What to Read During Israel’s Book Week, From Nevo to Rachel Goldberg-Polin
A roundup of recommended books for Israel’s Book Week highlights new fiction, translations, and memoir. The list includes Ashkel Navo’s new novel “The Longest Night” from Kinneret Zmora, in which several Israelis try to get home by air, sea, and land over one disrupted night: a singer whose performance is canceled, a reserve medic whose flight to Israel is diverted to Cyprus, and a top lawyer locked out of his apartment who meets a woman who sends him on a journey. They wait for morning, searching for a sense of home, while brief moments of light and meaning break through.
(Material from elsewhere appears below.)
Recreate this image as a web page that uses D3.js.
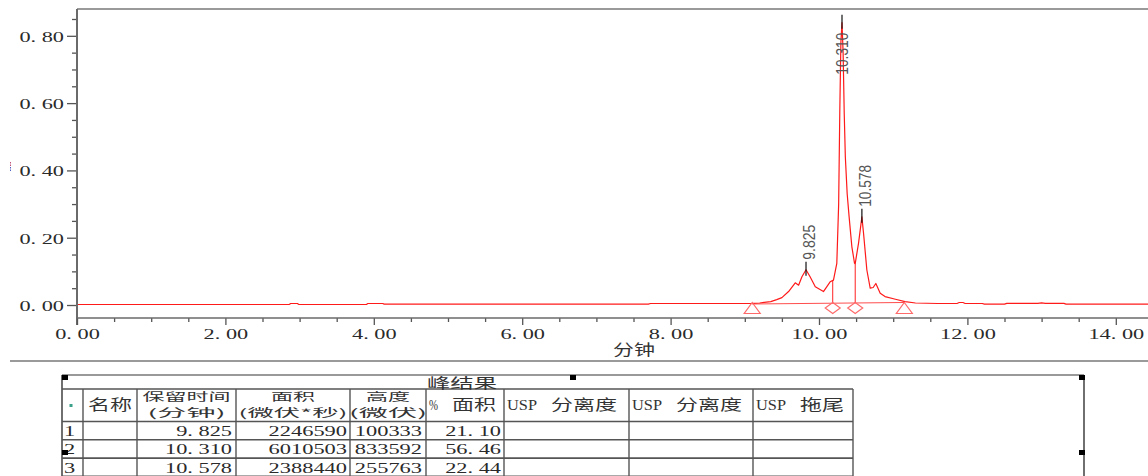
<!DOCTYPE html>
<html>
<head>
<meta charset="utf-8">
<script src="https://cdn.jsdelivr.net/npm/d3@7"></script>
<style>
  html, body { margin: 0; padding: 0; background: #fff; }
  svg { display: block; }
</style>
</head>
<body>
<svg id="chart" width="1148" height="476"></svg>
<script>
// Detector trace: retention time (min) and response (AU)
const traceTimes = [
  0.00, 2.86, 2.88, 2.97, 2.99, 3.90, 3.92, 4.12, 4.14, 7.70, 7.73, 9.00,
  9.10, 9.20, 9.35, 9.43, 9.50, 9.59, 9.68, 9.725, 9.77, 9.825, 9.88, 9.95,
  10.06, 10.15, 10.195, 10.24, 10.265, 10.28, 10.295, 10.31, 10.325, 10.34, 10.355, 10.38,
  10.406, 10.443, 10.479, 10.488, 10.533, 10.578, 10.60, 10.645, 10.69, 10.73, 10.766, 10.825,
  10.89, 11.03, 11.16, 11.30, 11.60, 11.86, 11.89, 11.94, 11.97, 12.20, 12.23, 12.50,
  12.53, 12.95, 13.00, 13.05, 13.30, 13.33, 14.44
];
const traceValues = [
  0.0015, 0.0015, 0.0045, 0.0045, 0.0015, 0.0015, 0.0045, 0.0045, 0.0025, 0.0025, 0.0045, 0.0045,
  0.0048, 0.0060, 0.0100, 0.0160, 0.0220, 0.0400, 0.0660, 0.0590, 0.0840, 0.1050, 0.0840, 0.0540,
  0.0400, 0.0690, 0.0740, 0.1240, 0.3000, 0.5700, 0.7800, 0.8390, 0.7500, 0.5700, 0.4400, 0.3300,
  0.2620, 0.1730, 0.1240, 0.1230, 0.1840, 0.2620, 0.2140, 0.1040, 0.0500, 0.0520, 0.0640, 0.0350,
  0.0250, 0.0170, 0.0100, 0.0060, 0.0045, 0.0045, 0.0075, 0.0075, 0.0045, 0.0045, 0.0025, 0.0025,
  0.0050, 0.0050, 0.0065, 0.0050, 0.0050, 0.0025, 0.0025
];

// Axis ticks
const yTickValues = [0, 0.2, 0.4, 0.6, 0.8];
const yTickLabels = ["0. 00", "0. 20", "0. 40", "0. 60", "0. 80"];
const xTickValues = [0, 2, 4, 6, 8, 10, 12, 14];
const xTickLabels = ["0. 00", "2. 00", "4. 00", "6. 00", "8. 00", "10. 00", "12. 00", "14. 00"];
const xAxisTitle = "分钟";

// Integrated peaks
const peakNumbers = [1, 2, 3];
const peakTimes = [9.825, 10.310, 10.578];
const peakLabels = ["9.825", "10.310", "10.578"];
const peakAreas = [2246590, 6010503, 2388440];
const peakHeights = [100333, 833592, 255763];
const peakAreaPercents = [21.10, 56.46, 22.44];

// Integration events: baseline start/end and perpendicular drops
const baselineTimes = [9.10, 11.15];
const baselineValues = [0.003, 0.0075];
const dropTimes = [10.185, 10.488];

// Results table
const tableTitle = "峰结果";
// each header cell: lines, each line a list of [text, face] runs
const tableHeaders = [
  [],
  [[["名称", "cjk"]]],
  [[["保留时间", "cjk"]], [["(分钟)", "cjk"]]],
  [[["面积", "cjk"]], [["(微伏*秒)", "cjk"]]],
  [[["高度", "cjk"]], [["(微伏)", "cjk"]]],
  [[["%", "num"], ["面积", "cjk"]]],
  [[["USP", "num"], ["分离度", "cjk"]]],
  [[["USP", "num"], ["分离度", "cjk"]]],
  [[["USP", "num"], ["拖尾", "cjk"]]]
];

// ---------------------------------------------------------------------------
const svg = d3.select("#chart");
const W = 1148;
const plot = { left: 77, right: 1148, top: 9, bottom: 318 };

const x = d3.scaleLinear().domain([0, 14.434]).range([plot.left, plot.right]);
const y = d3.scaleLinear().domain([-0.0386, 0.8797]).range([plot.bottom, plot.top]);

const numFont = "'Liberation Serif', 'DejaVu Serif', serif";
const cjkFont = "'Noto Sans CJK SC', 'Noto Sans', sans-serif";
const numColor = "#2a2a2a";

// Width of a numeric string in the wide numeric face
function numWidth(s) {
  let w = 0;
  for (const ch of s) {
    if (ch === "." || ch === " ") w += 5.5;
    else w += 11.2;
  }
  return w;
}

// linear lookup on the trace
function traceAt(t) {
  const i = d3.bisectLeft(traceTimes, t);
  if (i <= 0) return traceValues[0];
  if (i >= traceTimes.length) return traceValues[traceValues.length - 1];
  const t0 = traceTimes[i - 1], t1 = traceTimes[i];
  const v0 = traceValues[i - 1], v1 = traceValues[i];
  return v0 + (v1 - v0) * (t - t0) / (t1 - t0);
}
const baseline = d3.scaleLinear().domain(baselineTimes).range(baselineValues);

// Top frame
svg.append("line")
  .attr("x1", plot.left).attr("x2", plot.right)
  .attr("y1", plot.top).attr("y2", plot.top)
  .attr("stroke", "#9a9a9a").attr("stroke-width", 2);

// Y axis: major and minor ticks
const yMinor = d3.range(0.05, 0.86, 0.05).filter(v => Math.abs(v / 0.2 - Math.round(v / 0.2)) > 1e-6);
const yMinorG = svg.append("g").attr("transform", `translate(${plot.left},0)`)
  .call(d3.axisLeft(y).tickValues(yMinor).tickSize(5).tickSizeOuter(0).tickFormat(""));
const yAxisG = svg.append("g").attr("transform", `translate(${plot.left},0)`)
  .call(d3.axisLeft(y).tickValues(yTickValues).tickSize(10).tickSizeOuter(0).tickPadding(3)
    .tickFormat((d, i) => yTickLabels[i]));
[yMinorG, yAxisG].forEach(g => {
  g.select(".domain").remove();
  g.selectAll(".tick line").attr("stroke", "#555").attr("stroke-width", 1.3);
});
yAxisG.selectAll(".tick text")
  .attr("font-family", numFont).attr("font-size", 15).attr("fill", numColor)
  .attr("dy", "0.36em")
  .attr("textLength", d => numWidth(yTickLabels[yTickValues.indexOf(d)]))
  .attr("lengthAdjust", "spacingAndGlyphs");
svg.append("line")
  .attr("x1", plot.left).attr("x2", plot.left)
  .attr("y1", plot.top).attr("y2", plot.bottom + 7)
  .attr("stroke", "#6a6a6a").attr("stroke-width", 2);

// X axis
const xMinor = d3.range(0.5, 14.5, 0.5).filter(v => v % 2 !== 0);
const xMinorG = svg.append("g").attr("transform", `translate(0,${plot.bottom})`)
  .call(d3.axisBottom(x).tickValues(xMinor).tickSize(4).tickSizeOuter(0).tickFormat(""));
const xAxisG = svg.append("g").attr("transform", `translate(0,${plot.bottom})`)
  .call(d3.axisBottom(x).tickValues(xTickValues).tickSize(7).tickSizeOuter(0).tickPadding(4)
    .tickFormat((d, i) => xTickLabels[i]));
[xMinorG, xAxisG].forEach(g => {
  g.select(".domain").remove();
  g.selectAll(".tick line").attr("stroke", "#555").attr("stroke-width", 1.3);
});
xAxisG.selectAll(".tick text")
  .attr("font-family", numFont).attr("font-size", 15).attr("fill", numColor)
  .attr("dy", "0.66em")
  .attr("textLength", d => numWidth(xTickLabels[xTickValues.indexOf(d)]))
  .attr("lengthAdjust", "spacingAndGlyphs");
svg.append("line")
  .attr("x1", plot.left).attr("x2", plot.right)
  .attr("y1", plot.bottom).attr("y2", plot.bottom)
  .attr("stroke", "#6a6a6a").attr("stroke-width", 1.6);

svg.append("text")
  .attr("x", 613).attr("y", 355)
  .attr("font-family", cjkFont).attr("font-size", 15).attr("fill", "#333")
  .attr("textLength", 42).attr("lengthAdjust", "spacingAndGlyphs")
  .text(xAxisTitle);

// clipped y-axis title stub at the far left
svg.append("line").attr("x1", 10.5).attr("x2", 10.5).attr("y1", 162).attr("y2", 167)
  .attr("stroke", "#c0507a").attr("stroke-width", 1).attr("stroke-dasharray", "1.5,1");
svg.append("line").attr("x1", 10.5).attr("x2", 10.5).attr("y1", 167).attr("y2", 172)
  .attr("stroke", "#5060c0").attr("stroke-width", 1).attr("stroke-dasharray", "1.5,1");

// Plot contents
svg.append("clipPath").attr("id", "plotClip").append("rect")
  .attr("x", plot.left + 1).attr("y", plot.top + 1)
  .attr("width", plot.right - plot.left).attr("height", plot.bottom - plot.top - 1);
const pg = svg.append("g").attr("clip-path", "url(#plotClip)");

// integration baseline
pg.append("line")
  .attr("x1", x(baselineTimes[0])).attr("y1", y(baselineValues[0]))
  .attr("x2", x(baselineTimes[1])).attr("y2", y(baselineValues[1]))
  .attr("stroke", "#ff4d4d").attr("stroke-width", 1);

// drop lines
dropTimes.forEach(t => {
  pg.append("line")
    .attr("x1", x(t)).attr("x2", x(t))
    .attr("y1", y(baseline(t))).attr("y2", y(traceAt(t)))
    .attr("stroke", "#ff2020").attr("stroke-width", 1);
});

// trace
const line = d3.line().x((d, i) => x(traceTimes[i])).y(d => y(d));
pg.append("path")
  .attr("d", line(traceValues))
  .attr("fill", "none").attr("stroke", "#ff1a1a").attr("stroke-width", 1.2)
  .attr("stroke-linejoin", "round");

// apex marks and retention-time labels
peakTimes.forEach((t, i) => {
  const px = x(t), py = y(traceAt(t));
  pg.append("line")
    .attr("x1", px).attr("x2", px).attr("y1", py - 8).attr("y2", py + 6)
    .attr("stroke", "#111").attr("stroke-width", 1.2);
  const L = peakLabels[i].length * 7;
  let yb = py - 10;
  let dx = 3;
  if (yb - L < plot.top + 4) { yb = py + 10 + L; dx = 0; }
  pg.append("text")
    .attr("transform", `translate(${px + dx},${yb}) rotate(-90)`)
    .attr("dy", "0.35em")
    .attr("font-family", "'Liberation Sans Narrow', 'Liberation Sans', 'DejaVu Sans', sans-serif")
    .attr("font-size", 17).attr("fill", "#555")
    .attr("textLength", L).attr("lengthAdjust", "spacingAndGlyphs")
    .text(peakLabels[i]);
});

// event markers: triangles at baseline start/end, diamonds at drops
const markerColor = "#ff6a6a";
const markerY = plot.bottom - 10;
baselineTimes.forEach(t => {
  const cx = x(t);
  svg.append("path")
    .attr("d", `M${cx},${markerY - 5.5} L${cx + 8},${markerY + 5.5} L${cx - 8},${markerY + 5.5} Z`)
    .attr("fill", "none").attr("stroke", markerColor).attr("stroke-width", 1.2);
});
dropTimes.forEach(t => {
  const cx = x(t);
  svg.append("path")
    .attr("d", `M${cx},${markerY - 5.5} L${cx + 7.5},${markerY} L${cx},${markerY + 5.5} L${cx - 7.5},${markerY} Z`)
    .attr("fill", "none").attr("stroke", markerColor).attr("stroke-width", 1.2);
});

// Separator under the chart
svg.append("line").attr("x1", 10).attr("x2", W).attr("y1", 361).attr("y2", 361)
  .attr("stroke", "#9a9a9a").attr("stroke-width", 2);

// ---------------------------------------------------------------------------
// Results table
const tb = { left: 62, right: 1084, top: 375, headTop: 389, headBottom: 421.5, rowH: 18.3 };
const colX = [62, 83, 137, 236, 350, 426, 504, 629, 753, 853];
const gridRight = colX[colX.length - 1];
const tg = svg.append("g");
const gridColor = "#555";

tg.append("line").attr("x1", tb.left).attr("x2", tb.right).attr("y1", tb.top).attr("y2", tb.top)
  .attr("stroke", "#777").attr("stroke-width", 1.4);
tg.append("line").attr("x1", tb.left).attr("x2", tb.left).attr("y1", tb.top).attr("y2", 476)
  .attr("stroke", "#333").attr("stroke-width", 1.4);
tg.append("line").attr("x1", tb.right).attr("x2", tb.right).attr("y1", tb.top).attr("y2", 476)
  .attr("stroke", "#333").attr("stroke-width", 1.4);

const rowLines = [tb.headTop, tb.headBottom];
peakNumbers.forEach((n, i) => rowLines.push(tb.headBottom + tb.rowH * (i + 1)));
rowLines.forEach(yy => {
  tg.append("line").attr("x1", tb.left).attr("x2", gridRight).attr("y1", yy).attr("y2", yy)
    .attr("stroke", gridColor).attr("stroke-width", 1.6);
});
colX.slice(1).forEach(xx => {
  tg.append("line").attr("x1", xx).attr("x2", xx).attr("y1", tb.headTop).attr("y2", 476)
    .attr("stroke", gridColor).attr("stroke-width", 1.4);
});

// title
tg.append("text").attr("x", 427).attr("y", 387.5)
  .attr("font-family", cjkFont).attr("font-size", 14).attr("fill", "#333")
  .attr("textLength", 70).attr("lengthAdjust", "spacingAndGlyphs")
  .text(tableTitle);

// header cells: width of each run, stretched like the numeric face
function runWidth(text, face) {
  let w = 0;
  for (const ch of text) {
    if (face === "num") w += (ch === "%" ? 9 : 10);
    else if (ch === "(" || ch === ")") w += 17;
    else if (ch === "*") w += 9;
    else w += 22;
  }
  return w;
}
const runGap = 14;
tableHeaders.forEach((lines, ci) => {
  const cellL = colX[ci], cellR = colX[ci + 1];
  const cx = (cellL + cellR) / 2;
  lines.forEach((runs, li) => {
    const yy = lines.length === 1 ? 410 : (li === 0 ? 400.5 : 416.5);
    const fs = lines.length === 1 ? 14.5 : 11;
    const hasLead = runs.length > 1;
    const widths = runs.map(([t, f]) => runWidth(t, f));
    let xx = hasLead ? cellL + 3 : cx - widths[0] / 2;
    runs.forEach(([t, f], ri) => {
      tg.append("text").attr("x", xx).attr("y", yy)
        .attr("font-family", f === "num" ? numFont : cjkFont)
        .attr("font-size", f === "num" ? 15 : fs).attr("fill", "#333")
        .attr("textLength", widths[ri]).attr("lengthAdjust", "spacingAndGlyphs")
        .text(t);
      xx += widths[ri] + runGap;
    });
  });
});
tg.append("rect").attr("x", 69.5).attr("y", 404).attr("width", 3).attr("height", 3)
  .attr("fill", "#3aa08a");

// data rows
const fmtTime = t => d3.format(".3f")(t).replace(".", ". ");
const fmtPct = p => d3.format(".2f")(p).replace(".", ". ");
peakNumbers.forEach((n, i) => {
  const yy = tb.headBottom + tb.rowH * i + tb.rowH / 2 + 5.5;
  const cells = [
    { text: String(n), x: 64, anchor: "start" },
    { text: fmtTime(peakTimes[i]), x: colX[3] - 4, anchor: "end" },
    { text: String(peakAreas[i]), x: colX[4] - 3, anchor: "end" },
    { text: String(peakHeights[i]), x: colX[5] - 4, anchor: "end" },
    { text: fmtPct(peakAreaPercents[i]), x: colX[6] - 3, anchor: "end" }
  ];
  cells.forEach(c => {
    tg.append("text").attr("x", c.x).attr("y", yy)
      .attr("text-anchor", c.anchor)
      .attr("font-family", numFont).attr("font-size", 15).attr("fill", numColor)
      .attr("textLength", numWidth(c.text)).attr("lengthAdjust", "spacingAndGlyphs")
      .text(c.text);
  });
});

// selection handles on the table frame
const handles = [[62, 375], [570, 375], [1079, 375], [62, 450], [1079, 450]];
handles.forEach(([hx, hy]) => {
  tg.append("rect").attr("x", hx).attr("y", hy).attr("width", 6).attr("height", 5).attr("fill", "#000");
});
</script>
</body>
</html>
Guy Ad is also singled out for her novel “Between the Second and the Third” (Ivrit). The book follows Alpha, a woman raised without a father in an isolated house in a remote settlement, in a symbiotic relationship with her mother, and her partner, an shuttle driver who lives on his bus. They have a child, and Ad uses a distinctive voice and imagery to portray deep relationships and unconventional lives.
The translation section recommends a new Hebrew edition of J. D. Salinger’s “Nine Stories” from Yotam Ben-Shalom, published by Am Oved. The 1953 collection is described as a major work of modern literature, featuring the Glass family and famous stories such as “A Perfect Day for Bananafish” and “For Esmé, with Love and Squalor.” The roundup notes that war is always somewhere in the background.
Other picks include Primo Levi’s “Natural Histories” from HaSifriya HaChadasha, a selection of playful speculative stories about chemistry, biology, and fictional technology, and Raymond Chandler’s “The High Window” from Keter, a classic Philip Marlowe detective novel about a missing rare old coin, hidden truths, and bodies. The non-fiction selection is Rachel Goldberg-Polin’s “As We See You Again” (Kinneret Zmora), written after her son Hersh Goldberg-Polin was murdered in Hamas captivity in Gaza. The children’s recommendation is “The Academy” by T. Z. Layton (Matar), about a gifted young footballer with a pet lizard named Messi who is invited to try out for the London Dragons youth team.